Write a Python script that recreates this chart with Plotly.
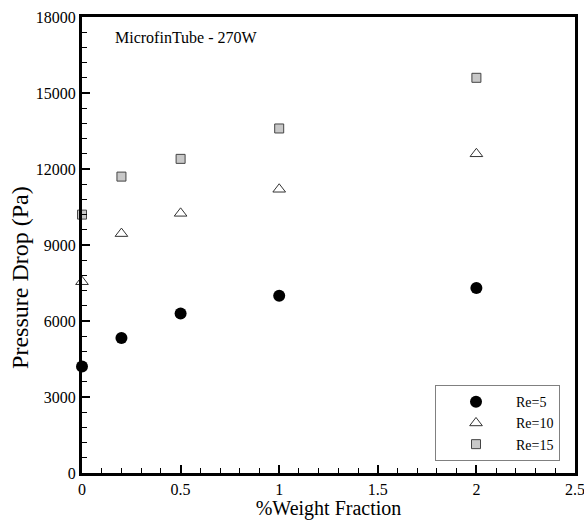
import plotly.graph_objects as go

weight_fraction = [0, 0.2, 0.5, 1, 2]
re5 = [4200, 5330, 6300, 7000, 7300]
re10 = [7550, 9450, 10250, 11200, 12600]
re15 = [10200, 11700, 12400, 13600, 15600]

FONT = "Liberation Serif"

fig = go.Figure()
fig.add_trace(go.Scatter(x=weight_fraction, y=re5, mode="markers", name="Re=5",
                         cliponaxis=False,
                         marker=dict(symbol="circle", size=12, color="black",
                                     line=dict(width=0))))
fig.add_trace(go.Scatter(x=weight_fraction, y=re10, mode="markers", name="Re=10",
                         cliponaxis=False,
                         marker=dict(symbol="triangle-up-open", size=11, color="#333333",
                                     line=dict(width=1, color="#333333"))))
fig.add_trace(go.Scatter(x=weight_fraction, y=re15, mode="markers", name="Re=15",
                         cliponaxis=False,
                         marker=dict(symbol="square", size=9, color="#c8c8c8",
                                     line=dict(width=1, color="#444444"))))

axis_common = dict(
    showline=True, linewidth=3, linecolor="black", mirror=True,
    ticks="inside", ticklen=8, tickwidth=2, tickcolor="black",
    showgrid=False, zeroline=False, automargin=False,
    ticklabeloverflow="allow",
    tickfont=dict(family=FONT, size=16, color="black"),
)

fig.update_layout(
    width=584, height=520,
    margin=dict(l=82, r=9, t=17, b=47),
    paper_bgcolor="white", plot_bgcolor="white",
    font=dict(family=FONT, color="black"),
    xaxis=dict(range=[0, 2.5], dtick=0.5, tick0=0,
               minor=dict(dtick=0.1, ticks="inside", ticklen=5, tickwidth=1, tickcolor="black"),
               title=dict(text="%Weight Fraction", font=dict(family=FONT, size=20), standoff=12),
               **axis_common),
    yaxis=dict(range=[0, 18000], dtick=3000, tick0=0, tickformat="d",
               minor=dict(dtick=600, ticks="inside", ticklen=5, tickwidth=1, tickcolor="black"),
               **axis_common),
    legend=dict(x=0.9696, xanchor="right", y=0.026, yanchor="bottom",
                bgcolor="white", bordercolor="#808080", borderwidth=1,
                font=dict(family=FONT, size=14, color="black"),
                tracegroupgap=0, itemwidth=70),
    annotations=[
        dict(text="MicrofinTube - 270W", xref="paper", yref="paper",
             x=0.063, y=0.956, xanchor="left", yanchor="middle",
             showarrow=False, font=dict(family=FONT, size=16, color="black")),
        dict(text="Pressure Drop (Pa)", xref="paper", yref="paper",
             x=-0.1258, y=0.43, xanchor="center", yanchor="middle", textangle=-90,
             showarrow=False, font=dict(family=FONT, size=24, color="black")),
    ],
)

fig.write_html("out.html")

### EXERCISE DESCRIPTION
Copy the whole of the material above exactly, but not its images.

### FINISHED TASK
Write a Python script that recreates this chart with Plotly.
import plotly.graph_objects as go

weight_fraction = [0, 0.2, 0.5, 1, 2]
re5 = [4200, 5330, 6300, 7000, 7300]
re10 = [7550, 9450, 10250, 11200, 12600]
re15 = [10200, 11700, 12400, 13600, 15600]

FONT = "Liberation Serif"

fig = go.Figure()
fig.add_trace(go.Scatter(x=weight_fraction, y=re5, mode="markers", name="Re=5",
                         cliponaxis=False,
                         marker=dict(symbol="circle", size=12, color="black",
                                     line=dict(width=0))))
fig.add_trace(go.Scatter(x=weight_fraction, y=re10, mode="markers", name="Re=10",
                         cliponaxis=False,
                         marker=dict(symbol="triangle-up-open", size=11, color="#333333",
                                     line=dict(width=1, color="#333333"))))
fig.add_trace(go.Scatter(x=weight_fraction, y=re15, mode="markers", name="Re=15",
                         cliponaxis=False,
                         marker=dict(symbol="square", size=9, color="#c8c8c8",
                                     line=dict(width=1, color="#444444"))))

axis_common = dict(
    showline=True, linewidth=3, linecolor="black", mirror=True,
    ticks="inside", ticklen=8, tickwidth=2, tickcolor="black",
    showgrid=False, zeroline=False, automargin=False,
    ticklabeloverflow="allow",
    tickfont=dict(family=FONT, size=16, color="black"),
)

fig.update_layout(
    width=584, height=520,
    margin=dict(l=82, r=9, t=17, b=47),
    paper_bgcolor="white", plot_bgcolor="white",
    font=dict(family=FONT, color="black"),
    xaxis=dict(range=[0, 2.5], dtick=0.5, tick0=0,
               minor=dict(dtick=0.1, ticks="inside", ticklen=5, tickwidth=1, tickcolor="black"),
               title=dict(text="%Weight Fraction", font=dict(family=FONT, size=20), standoff=12),
               **axis_common),
    yaxis=dict(range=[0, 18000], dtick=3000, tick0=0, tickformat="d",
               minor=dict(dtick=600, ticks="inside", ticklen=5, tickwidth=1, tickcolor="black"),
               **axis_common),
    legend=dict(x=0.9696, xanchor="right", y=0.026, yanchor="bottom",
                bgcolor="white", bordercolor="#808080", borderwidth=1,
                font=dict(family=FONT, size=14, color="black"),
                tracegroupgap=0, itemwidth=70),
    annotations=[
        dict(text="MicrofinTube - 270W", xref="paper", yref="paper",
             x=0.063, y=0.956, xanchor="left", yanchor="middle",
             showarrow=False, font=dict(family=FONT, size=16, color="black")),
        dict(text="Pressure Drop (Pa)", xref="paper", yref="paper",
             x=-0.1258, y=0.43, xanchor="center", yanchor="middle", textangle=-90,
             showarrow=False, font=dict(family=FONT, size=24, color="black")),
    ],
)

fig.write_html("out.html")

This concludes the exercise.